• Extracted records:

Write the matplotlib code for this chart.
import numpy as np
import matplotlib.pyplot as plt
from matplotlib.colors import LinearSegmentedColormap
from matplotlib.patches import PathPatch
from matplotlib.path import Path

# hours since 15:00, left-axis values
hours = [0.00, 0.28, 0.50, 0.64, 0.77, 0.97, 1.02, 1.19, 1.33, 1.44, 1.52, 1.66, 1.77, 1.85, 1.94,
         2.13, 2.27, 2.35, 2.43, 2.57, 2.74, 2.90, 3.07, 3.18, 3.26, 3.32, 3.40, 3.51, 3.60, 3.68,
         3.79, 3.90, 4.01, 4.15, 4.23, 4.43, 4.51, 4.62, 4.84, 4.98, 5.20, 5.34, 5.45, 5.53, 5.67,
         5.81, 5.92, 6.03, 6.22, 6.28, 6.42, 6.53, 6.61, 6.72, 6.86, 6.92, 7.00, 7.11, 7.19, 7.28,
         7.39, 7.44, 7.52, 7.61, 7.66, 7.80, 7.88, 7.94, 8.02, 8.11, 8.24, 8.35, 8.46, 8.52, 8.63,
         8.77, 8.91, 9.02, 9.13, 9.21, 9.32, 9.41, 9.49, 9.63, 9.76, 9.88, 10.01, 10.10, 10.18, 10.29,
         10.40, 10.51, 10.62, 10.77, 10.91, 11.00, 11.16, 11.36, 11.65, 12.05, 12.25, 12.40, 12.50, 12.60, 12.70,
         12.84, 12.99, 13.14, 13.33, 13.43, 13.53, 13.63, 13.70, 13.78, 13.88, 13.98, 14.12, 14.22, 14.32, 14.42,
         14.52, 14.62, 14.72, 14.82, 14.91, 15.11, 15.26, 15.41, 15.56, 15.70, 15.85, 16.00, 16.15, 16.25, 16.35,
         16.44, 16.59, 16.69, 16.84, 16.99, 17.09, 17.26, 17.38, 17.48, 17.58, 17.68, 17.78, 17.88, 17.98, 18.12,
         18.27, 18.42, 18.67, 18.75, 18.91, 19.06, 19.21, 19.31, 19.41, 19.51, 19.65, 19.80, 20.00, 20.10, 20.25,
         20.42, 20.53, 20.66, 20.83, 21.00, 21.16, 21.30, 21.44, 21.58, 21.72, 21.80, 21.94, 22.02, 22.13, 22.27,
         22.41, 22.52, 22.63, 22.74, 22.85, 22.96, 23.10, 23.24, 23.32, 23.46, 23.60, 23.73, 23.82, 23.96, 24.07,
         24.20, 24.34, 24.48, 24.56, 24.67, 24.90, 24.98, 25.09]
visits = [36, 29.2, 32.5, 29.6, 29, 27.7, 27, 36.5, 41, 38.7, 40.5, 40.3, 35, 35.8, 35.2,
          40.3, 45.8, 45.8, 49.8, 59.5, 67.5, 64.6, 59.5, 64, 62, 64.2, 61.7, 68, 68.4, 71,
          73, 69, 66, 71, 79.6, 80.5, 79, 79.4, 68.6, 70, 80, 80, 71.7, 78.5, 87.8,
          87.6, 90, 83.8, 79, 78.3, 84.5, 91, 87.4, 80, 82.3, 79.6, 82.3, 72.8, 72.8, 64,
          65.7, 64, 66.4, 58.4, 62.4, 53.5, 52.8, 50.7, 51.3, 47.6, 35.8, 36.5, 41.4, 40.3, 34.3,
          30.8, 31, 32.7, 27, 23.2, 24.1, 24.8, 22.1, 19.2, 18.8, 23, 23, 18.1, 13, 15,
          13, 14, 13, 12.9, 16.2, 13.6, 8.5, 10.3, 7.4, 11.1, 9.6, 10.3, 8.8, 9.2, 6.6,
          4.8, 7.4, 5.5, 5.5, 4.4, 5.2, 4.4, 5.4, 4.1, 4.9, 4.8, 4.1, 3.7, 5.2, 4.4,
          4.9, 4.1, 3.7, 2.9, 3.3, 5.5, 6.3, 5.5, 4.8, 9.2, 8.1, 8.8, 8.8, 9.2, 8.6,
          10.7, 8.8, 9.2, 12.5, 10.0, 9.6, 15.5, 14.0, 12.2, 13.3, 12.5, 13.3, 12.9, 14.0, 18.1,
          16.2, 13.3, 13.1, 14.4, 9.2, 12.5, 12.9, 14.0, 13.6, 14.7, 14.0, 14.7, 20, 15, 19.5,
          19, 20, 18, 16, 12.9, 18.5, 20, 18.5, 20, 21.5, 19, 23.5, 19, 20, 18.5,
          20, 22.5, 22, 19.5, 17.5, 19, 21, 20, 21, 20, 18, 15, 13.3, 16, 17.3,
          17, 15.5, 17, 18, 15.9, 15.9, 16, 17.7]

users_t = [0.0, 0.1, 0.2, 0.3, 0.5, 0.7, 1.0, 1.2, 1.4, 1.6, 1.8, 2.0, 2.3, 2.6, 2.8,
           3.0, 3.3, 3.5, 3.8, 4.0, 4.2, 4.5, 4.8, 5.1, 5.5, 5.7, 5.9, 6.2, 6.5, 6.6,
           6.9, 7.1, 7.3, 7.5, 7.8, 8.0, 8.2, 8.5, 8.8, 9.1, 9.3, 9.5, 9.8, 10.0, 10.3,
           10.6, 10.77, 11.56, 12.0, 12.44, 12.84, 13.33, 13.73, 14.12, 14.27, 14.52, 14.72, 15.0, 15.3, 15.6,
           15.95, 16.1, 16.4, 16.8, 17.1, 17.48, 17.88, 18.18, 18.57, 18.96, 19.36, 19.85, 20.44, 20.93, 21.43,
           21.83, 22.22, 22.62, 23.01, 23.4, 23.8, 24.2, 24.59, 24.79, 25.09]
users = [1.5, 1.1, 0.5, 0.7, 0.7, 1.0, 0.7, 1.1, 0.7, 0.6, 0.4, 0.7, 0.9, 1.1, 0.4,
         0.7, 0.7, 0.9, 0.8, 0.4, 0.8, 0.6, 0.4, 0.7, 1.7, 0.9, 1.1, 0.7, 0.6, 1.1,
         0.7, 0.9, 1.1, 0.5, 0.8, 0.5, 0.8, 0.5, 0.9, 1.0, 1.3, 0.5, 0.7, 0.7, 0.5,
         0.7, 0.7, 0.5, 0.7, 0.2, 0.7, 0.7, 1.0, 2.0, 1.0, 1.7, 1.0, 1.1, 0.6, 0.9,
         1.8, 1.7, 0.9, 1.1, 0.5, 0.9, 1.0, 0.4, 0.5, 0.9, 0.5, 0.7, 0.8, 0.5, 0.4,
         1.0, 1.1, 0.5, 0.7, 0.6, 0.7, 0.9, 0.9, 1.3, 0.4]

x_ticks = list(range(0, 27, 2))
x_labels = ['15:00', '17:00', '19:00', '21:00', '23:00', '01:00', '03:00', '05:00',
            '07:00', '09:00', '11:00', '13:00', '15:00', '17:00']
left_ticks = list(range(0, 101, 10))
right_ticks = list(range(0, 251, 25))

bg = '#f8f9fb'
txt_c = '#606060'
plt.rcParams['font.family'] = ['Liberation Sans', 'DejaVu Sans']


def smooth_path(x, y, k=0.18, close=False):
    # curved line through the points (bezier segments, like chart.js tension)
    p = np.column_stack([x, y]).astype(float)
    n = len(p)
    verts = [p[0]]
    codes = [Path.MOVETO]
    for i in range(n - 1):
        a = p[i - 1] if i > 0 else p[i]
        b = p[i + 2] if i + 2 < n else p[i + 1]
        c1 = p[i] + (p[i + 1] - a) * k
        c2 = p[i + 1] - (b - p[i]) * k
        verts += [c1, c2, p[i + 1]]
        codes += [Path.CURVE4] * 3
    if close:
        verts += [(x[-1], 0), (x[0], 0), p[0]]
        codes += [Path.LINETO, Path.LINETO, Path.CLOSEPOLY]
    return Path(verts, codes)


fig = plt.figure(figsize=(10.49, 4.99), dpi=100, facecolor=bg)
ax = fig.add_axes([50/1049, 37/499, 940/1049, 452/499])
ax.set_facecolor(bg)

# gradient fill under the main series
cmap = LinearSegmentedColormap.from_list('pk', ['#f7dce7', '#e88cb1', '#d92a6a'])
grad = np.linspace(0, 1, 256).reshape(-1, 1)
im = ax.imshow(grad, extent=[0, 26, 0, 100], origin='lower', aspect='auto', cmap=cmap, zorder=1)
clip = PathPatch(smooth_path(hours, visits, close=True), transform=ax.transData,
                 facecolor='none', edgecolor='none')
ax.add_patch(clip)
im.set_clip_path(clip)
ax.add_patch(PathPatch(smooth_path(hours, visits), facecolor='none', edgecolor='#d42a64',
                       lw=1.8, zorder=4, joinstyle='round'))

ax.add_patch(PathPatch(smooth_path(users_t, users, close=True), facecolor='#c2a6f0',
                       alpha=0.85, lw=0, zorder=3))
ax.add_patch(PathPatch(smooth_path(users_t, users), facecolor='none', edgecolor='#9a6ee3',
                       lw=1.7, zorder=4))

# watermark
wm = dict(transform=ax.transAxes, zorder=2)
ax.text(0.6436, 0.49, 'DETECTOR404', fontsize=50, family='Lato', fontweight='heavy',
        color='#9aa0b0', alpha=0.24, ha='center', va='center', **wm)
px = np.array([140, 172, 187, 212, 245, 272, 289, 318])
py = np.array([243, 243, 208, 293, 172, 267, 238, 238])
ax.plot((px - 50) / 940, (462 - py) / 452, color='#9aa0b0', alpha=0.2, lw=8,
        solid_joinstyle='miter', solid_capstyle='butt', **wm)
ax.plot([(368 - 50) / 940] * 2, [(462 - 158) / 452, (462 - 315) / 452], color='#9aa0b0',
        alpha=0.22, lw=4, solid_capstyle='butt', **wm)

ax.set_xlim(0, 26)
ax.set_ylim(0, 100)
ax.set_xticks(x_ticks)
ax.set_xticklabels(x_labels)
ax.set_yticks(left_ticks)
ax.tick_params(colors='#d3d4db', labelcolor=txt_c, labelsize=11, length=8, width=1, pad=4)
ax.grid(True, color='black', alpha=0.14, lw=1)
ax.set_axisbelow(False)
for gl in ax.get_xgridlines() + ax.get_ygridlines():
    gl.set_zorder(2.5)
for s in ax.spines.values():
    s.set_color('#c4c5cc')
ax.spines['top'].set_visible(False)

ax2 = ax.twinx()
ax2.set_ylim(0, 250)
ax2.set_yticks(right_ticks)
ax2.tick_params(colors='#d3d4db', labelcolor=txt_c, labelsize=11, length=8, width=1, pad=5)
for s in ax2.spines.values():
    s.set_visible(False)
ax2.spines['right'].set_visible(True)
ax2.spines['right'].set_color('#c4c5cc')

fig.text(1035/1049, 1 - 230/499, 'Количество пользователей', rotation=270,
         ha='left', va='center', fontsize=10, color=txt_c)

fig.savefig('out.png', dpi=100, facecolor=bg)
...
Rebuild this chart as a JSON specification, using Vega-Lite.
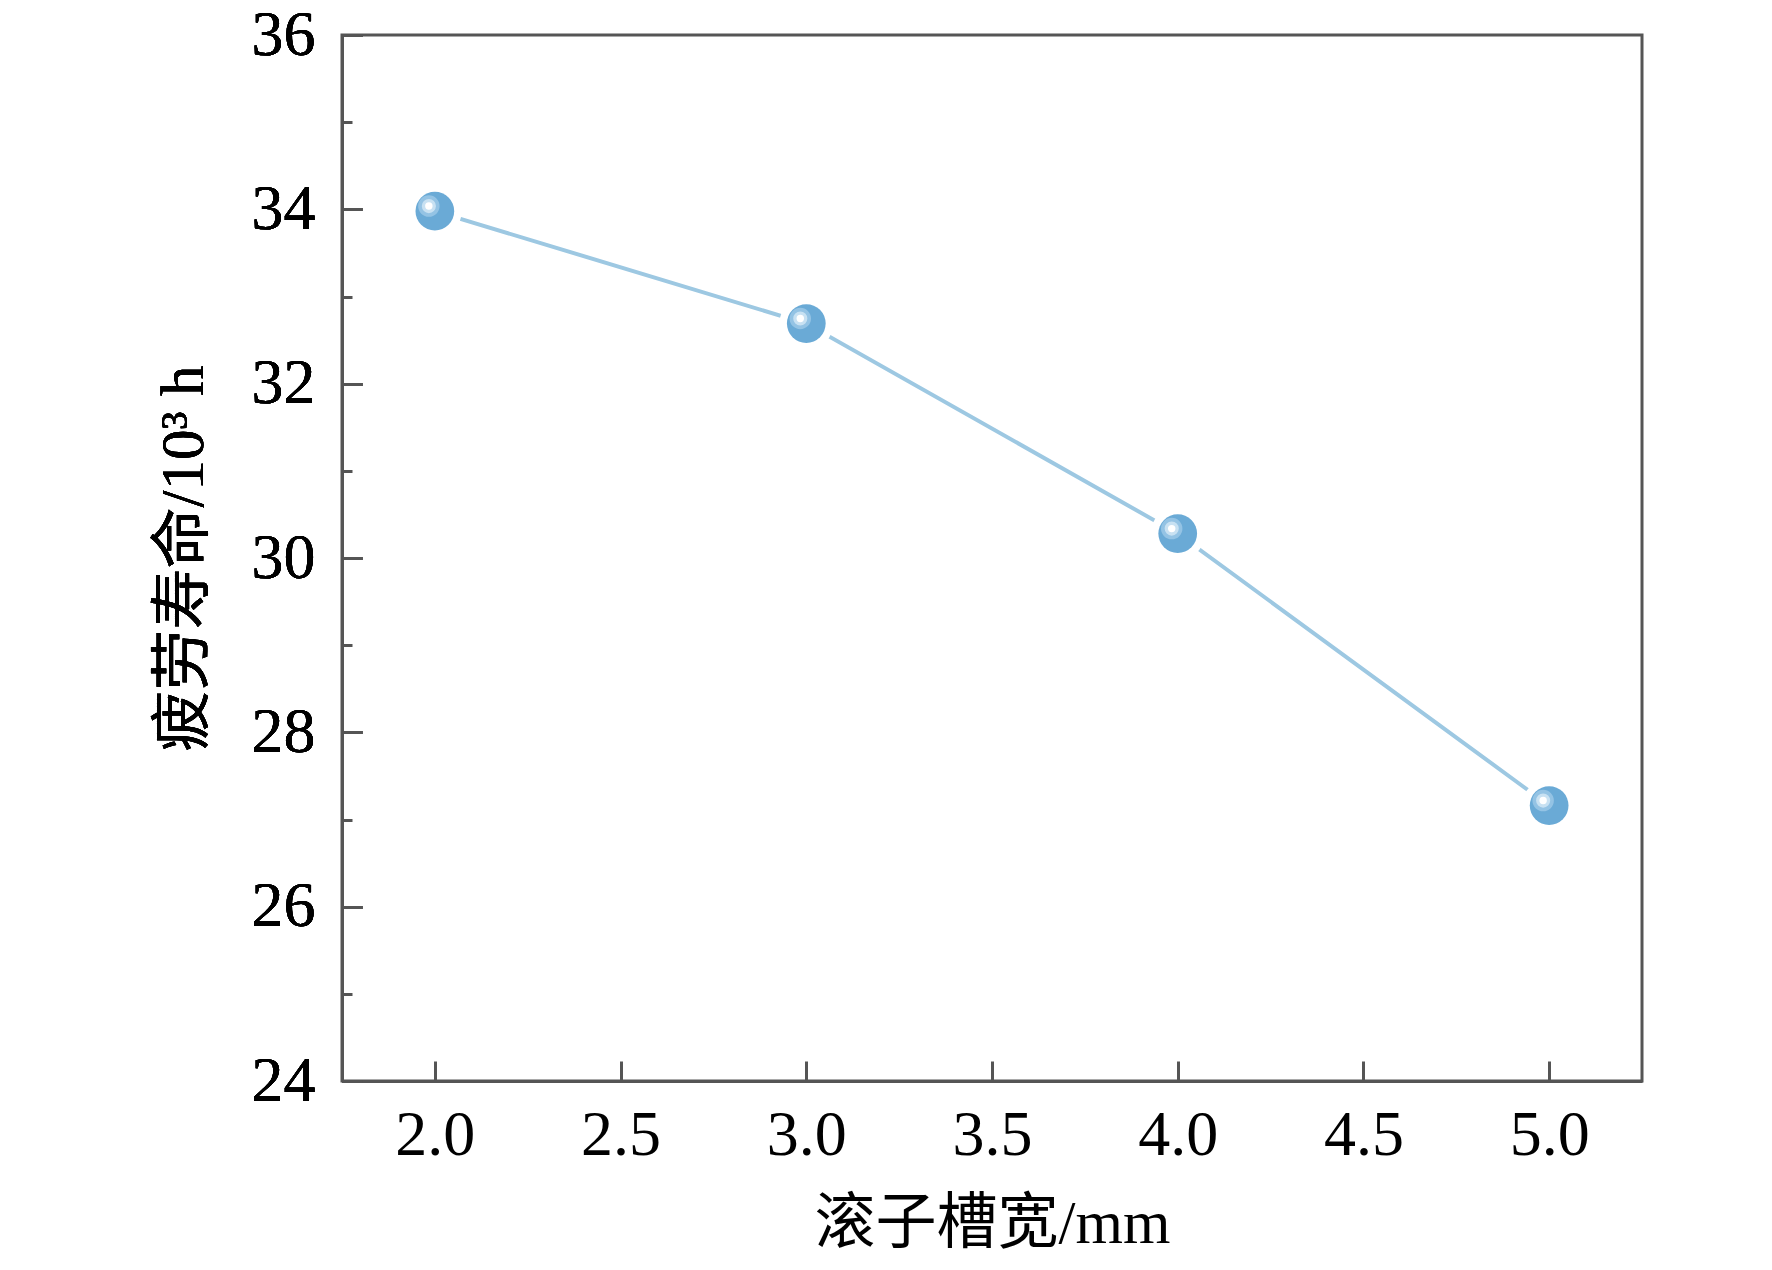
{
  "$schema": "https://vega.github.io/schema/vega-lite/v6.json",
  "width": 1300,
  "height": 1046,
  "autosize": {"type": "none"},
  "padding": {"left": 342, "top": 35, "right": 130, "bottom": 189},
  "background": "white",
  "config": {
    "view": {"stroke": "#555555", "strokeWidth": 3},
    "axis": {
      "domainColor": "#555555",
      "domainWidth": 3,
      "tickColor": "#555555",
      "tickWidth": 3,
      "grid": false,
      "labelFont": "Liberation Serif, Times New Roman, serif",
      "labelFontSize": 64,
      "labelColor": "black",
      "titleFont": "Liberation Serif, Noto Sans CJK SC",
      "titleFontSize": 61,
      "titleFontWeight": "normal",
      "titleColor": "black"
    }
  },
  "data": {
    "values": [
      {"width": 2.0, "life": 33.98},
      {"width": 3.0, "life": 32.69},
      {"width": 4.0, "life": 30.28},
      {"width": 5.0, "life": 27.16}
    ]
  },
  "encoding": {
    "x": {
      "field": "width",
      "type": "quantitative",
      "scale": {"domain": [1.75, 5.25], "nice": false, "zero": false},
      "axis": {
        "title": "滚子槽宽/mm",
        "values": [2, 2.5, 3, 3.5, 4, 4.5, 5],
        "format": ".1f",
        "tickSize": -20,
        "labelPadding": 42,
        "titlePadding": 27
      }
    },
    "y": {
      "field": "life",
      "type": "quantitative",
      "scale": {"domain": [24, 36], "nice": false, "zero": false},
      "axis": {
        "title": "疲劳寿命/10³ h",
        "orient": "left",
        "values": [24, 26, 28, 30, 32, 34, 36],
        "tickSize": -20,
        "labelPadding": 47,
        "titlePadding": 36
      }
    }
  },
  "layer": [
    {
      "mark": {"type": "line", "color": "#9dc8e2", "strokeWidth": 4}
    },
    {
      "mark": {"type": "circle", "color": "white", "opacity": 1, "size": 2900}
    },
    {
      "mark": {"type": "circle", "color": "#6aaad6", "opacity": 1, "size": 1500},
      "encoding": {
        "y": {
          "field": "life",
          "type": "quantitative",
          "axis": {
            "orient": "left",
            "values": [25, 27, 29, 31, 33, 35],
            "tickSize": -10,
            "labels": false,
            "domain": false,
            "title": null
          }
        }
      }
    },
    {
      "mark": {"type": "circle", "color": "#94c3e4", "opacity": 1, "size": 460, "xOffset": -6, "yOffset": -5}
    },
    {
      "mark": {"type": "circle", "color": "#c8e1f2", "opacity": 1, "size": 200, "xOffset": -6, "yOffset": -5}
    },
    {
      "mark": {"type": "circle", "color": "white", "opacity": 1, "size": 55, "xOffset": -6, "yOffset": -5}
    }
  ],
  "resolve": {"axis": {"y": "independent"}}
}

• Task objective: Of the lines in the data, how many contain the word "matplotlib"? Provide the number and nothing further.

• Result below: 5